VII Dębno - Kostrzyn nad Odrą [30 km]
The section runs mainly along local roads with low traffic. Increased car traffic occurs on the Kaleńsko - Kostrzyn section.
With a population of less than 14,000, Dębno is called the capital of the Polish marathon. Although the marathon run organized here since 1966 is certainly not one of the largest events of this type in the country, it is said to be the oldest. The first, so-called Little Marathon was held on the occasion of the millennium of the Polish State, and today it has the rank of a championship. In 2000, the largest crude oil and natural gas mine "Dębno" in the Barnówko-Mostno-Buszewo field was opened in the vicinity of Dębno. About 80% of the domestic oil production on land comes from here.

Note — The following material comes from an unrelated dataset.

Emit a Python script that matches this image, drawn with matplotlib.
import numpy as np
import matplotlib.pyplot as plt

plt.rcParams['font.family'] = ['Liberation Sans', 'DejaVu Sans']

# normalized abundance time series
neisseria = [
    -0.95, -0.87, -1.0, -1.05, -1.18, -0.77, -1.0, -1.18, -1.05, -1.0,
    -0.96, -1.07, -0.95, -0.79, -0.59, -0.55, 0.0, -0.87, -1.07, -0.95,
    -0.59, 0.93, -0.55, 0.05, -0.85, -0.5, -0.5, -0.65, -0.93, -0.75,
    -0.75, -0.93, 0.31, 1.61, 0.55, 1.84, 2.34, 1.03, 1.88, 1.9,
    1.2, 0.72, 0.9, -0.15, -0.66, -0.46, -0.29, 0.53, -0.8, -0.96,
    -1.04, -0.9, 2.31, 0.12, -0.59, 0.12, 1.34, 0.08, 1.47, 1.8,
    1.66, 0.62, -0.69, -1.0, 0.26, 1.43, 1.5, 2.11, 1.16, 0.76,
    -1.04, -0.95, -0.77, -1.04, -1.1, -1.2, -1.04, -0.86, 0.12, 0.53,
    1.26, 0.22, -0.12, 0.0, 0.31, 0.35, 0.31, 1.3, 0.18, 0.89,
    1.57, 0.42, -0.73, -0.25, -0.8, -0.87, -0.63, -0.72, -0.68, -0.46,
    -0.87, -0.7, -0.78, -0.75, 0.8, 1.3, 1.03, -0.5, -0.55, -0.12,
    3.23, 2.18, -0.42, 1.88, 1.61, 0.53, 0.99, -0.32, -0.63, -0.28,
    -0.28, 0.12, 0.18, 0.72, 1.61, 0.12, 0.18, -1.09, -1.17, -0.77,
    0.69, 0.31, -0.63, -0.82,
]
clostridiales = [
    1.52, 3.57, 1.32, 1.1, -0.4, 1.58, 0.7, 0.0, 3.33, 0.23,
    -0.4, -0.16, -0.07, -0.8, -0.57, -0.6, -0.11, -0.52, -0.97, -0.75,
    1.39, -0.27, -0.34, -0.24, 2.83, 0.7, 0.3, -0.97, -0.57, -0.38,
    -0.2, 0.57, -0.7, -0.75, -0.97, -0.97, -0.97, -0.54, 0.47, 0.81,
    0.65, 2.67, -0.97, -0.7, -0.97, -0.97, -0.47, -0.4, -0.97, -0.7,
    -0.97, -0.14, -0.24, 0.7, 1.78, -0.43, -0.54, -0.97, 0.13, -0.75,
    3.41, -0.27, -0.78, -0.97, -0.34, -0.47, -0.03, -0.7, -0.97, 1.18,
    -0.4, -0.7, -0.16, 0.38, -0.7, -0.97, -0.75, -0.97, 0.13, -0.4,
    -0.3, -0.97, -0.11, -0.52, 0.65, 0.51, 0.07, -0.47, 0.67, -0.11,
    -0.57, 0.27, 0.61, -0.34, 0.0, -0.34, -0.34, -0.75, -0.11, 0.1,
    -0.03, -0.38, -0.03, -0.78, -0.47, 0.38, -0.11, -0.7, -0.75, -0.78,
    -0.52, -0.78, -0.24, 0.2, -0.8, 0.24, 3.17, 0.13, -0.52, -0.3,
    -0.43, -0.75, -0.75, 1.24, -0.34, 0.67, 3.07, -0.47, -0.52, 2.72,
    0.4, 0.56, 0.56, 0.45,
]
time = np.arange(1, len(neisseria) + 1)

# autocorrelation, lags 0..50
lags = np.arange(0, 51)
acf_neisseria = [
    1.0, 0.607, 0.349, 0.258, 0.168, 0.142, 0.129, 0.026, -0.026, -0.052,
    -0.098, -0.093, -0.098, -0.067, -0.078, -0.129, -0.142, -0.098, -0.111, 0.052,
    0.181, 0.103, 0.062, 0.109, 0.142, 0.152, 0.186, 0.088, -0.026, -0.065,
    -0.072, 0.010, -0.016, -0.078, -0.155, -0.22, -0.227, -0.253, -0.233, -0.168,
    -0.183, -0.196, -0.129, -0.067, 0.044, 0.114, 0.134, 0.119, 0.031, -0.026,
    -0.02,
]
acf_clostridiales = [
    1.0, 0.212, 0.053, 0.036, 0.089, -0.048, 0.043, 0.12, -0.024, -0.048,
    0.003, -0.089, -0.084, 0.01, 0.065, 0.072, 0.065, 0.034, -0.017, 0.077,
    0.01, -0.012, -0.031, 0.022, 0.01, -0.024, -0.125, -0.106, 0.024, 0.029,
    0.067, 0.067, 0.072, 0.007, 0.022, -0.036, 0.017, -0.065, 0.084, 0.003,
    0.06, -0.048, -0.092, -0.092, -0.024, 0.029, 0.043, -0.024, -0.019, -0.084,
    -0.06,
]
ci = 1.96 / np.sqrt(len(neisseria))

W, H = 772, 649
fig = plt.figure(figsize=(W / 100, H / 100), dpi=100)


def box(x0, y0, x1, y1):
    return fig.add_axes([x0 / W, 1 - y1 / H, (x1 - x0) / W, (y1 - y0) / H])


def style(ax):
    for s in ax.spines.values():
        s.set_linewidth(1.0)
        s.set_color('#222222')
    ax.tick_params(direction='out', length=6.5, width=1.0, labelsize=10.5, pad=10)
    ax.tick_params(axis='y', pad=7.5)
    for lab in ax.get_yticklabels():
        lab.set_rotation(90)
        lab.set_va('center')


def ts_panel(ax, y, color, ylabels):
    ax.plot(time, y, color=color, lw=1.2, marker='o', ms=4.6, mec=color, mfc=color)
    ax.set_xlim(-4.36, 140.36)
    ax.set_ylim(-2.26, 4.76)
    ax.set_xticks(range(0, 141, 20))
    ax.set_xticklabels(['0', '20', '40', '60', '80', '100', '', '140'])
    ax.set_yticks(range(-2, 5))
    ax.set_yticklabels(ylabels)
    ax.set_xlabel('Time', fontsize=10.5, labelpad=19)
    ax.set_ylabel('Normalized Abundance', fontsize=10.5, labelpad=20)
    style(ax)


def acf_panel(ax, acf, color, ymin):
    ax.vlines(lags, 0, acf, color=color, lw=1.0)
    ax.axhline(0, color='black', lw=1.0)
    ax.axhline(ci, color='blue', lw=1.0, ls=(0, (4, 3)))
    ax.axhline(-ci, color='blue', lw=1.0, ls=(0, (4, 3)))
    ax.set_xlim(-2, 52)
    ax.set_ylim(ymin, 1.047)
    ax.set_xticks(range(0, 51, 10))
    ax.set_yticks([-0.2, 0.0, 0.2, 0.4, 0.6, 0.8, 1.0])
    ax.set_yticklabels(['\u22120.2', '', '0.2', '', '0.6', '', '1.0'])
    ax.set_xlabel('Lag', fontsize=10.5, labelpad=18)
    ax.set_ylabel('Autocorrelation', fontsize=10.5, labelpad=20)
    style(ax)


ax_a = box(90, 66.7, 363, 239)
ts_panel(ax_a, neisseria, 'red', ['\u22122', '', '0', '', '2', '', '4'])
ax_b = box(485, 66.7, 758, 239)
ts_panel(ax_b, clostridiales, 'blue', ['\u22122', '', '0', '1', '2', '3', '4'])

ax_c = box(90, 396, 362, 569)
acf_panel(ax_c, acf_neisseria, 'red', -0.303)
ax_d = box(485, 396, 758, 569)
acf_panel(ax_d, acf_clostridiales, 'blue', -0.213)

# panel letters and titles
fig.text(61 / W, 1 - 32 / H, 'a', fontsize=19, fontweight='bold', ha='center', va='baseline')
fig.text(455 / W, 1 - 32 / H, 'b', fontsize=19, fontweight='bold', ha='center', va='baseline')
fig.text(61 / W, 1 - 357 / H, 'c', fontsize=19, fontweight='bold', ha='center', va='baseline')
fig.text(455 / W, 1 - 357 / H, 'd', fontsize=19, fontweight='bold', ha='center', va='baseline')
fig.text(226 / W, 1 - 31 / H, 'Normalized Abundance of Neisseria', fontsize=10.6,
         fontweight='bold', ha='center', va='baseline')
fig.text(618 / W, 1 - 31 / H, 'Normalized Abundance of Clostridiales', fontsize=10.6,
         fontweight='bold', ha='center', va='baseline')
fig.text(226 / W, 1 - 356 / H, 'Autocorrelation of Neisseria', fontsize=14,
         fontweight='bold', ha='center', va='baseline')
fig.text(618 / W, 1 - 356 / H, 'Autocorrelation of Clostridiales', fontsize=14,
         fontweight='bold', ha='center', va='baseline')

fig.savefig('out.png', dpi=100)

Less than 9 km away lies Chwarszczany, today a tiny village, but centuries ago - the seat of the Knights Templar. Here you will find a church like no other in the world. At first glance, the scale of tall, gothic building seems inconsistent with the surrounding area. It hides a mystery no one has yet discovered. In the 13th century The Order of the Temple of Solomon (the name of the Knights Templar comes from the temple in Jerusalem, and the full title is: Poor Fellow-Soldiers of Christ and of the Temple of Solomon) built a monumental chapel on the ruins of an old one, constructed only a few dozen years earlier. What for? The two towers at the façade, resembling defensive towers, are quite unusual. Researchers have been unable to find a second such object in the world. Disgustingly rich monks after the fall of Jerusalem moved their goods to Europe and locked the memory of the lost temple in architecture. The church in Chwarszczany resembles simplified representations of Jerusalem from medieval miniatures. This is not the end, however. The northern tower does not have stairs, and the windows are located quite randomly. Why construct a tower that is troublesome to build and has no function? Maybe the builders were driven by a desire to hide something in a tower without stairs? There is a theory that the brick temple was to be a reliquary for objects brought from the Holy Land, just as the Sainte-Chapelle chapel in Paris protected the relics of the crown of thorns. Unfortunately, there is no evidence to support this thesis, but who knows, maybe one day we will hear again about a small village on the Blue Velo trail?
We follow local roads towards the Oder River, to Kaleńsk, behind which the West Pomeranian stage of the planned route ends. Only 10 km is left to Kostrzyn. We will depart from here by train towards Poznań, Szczecin or Wrocław. Of course, the youngest national park in Poland - Warta Mouth National Park, located just below the city, cannot be overlooked.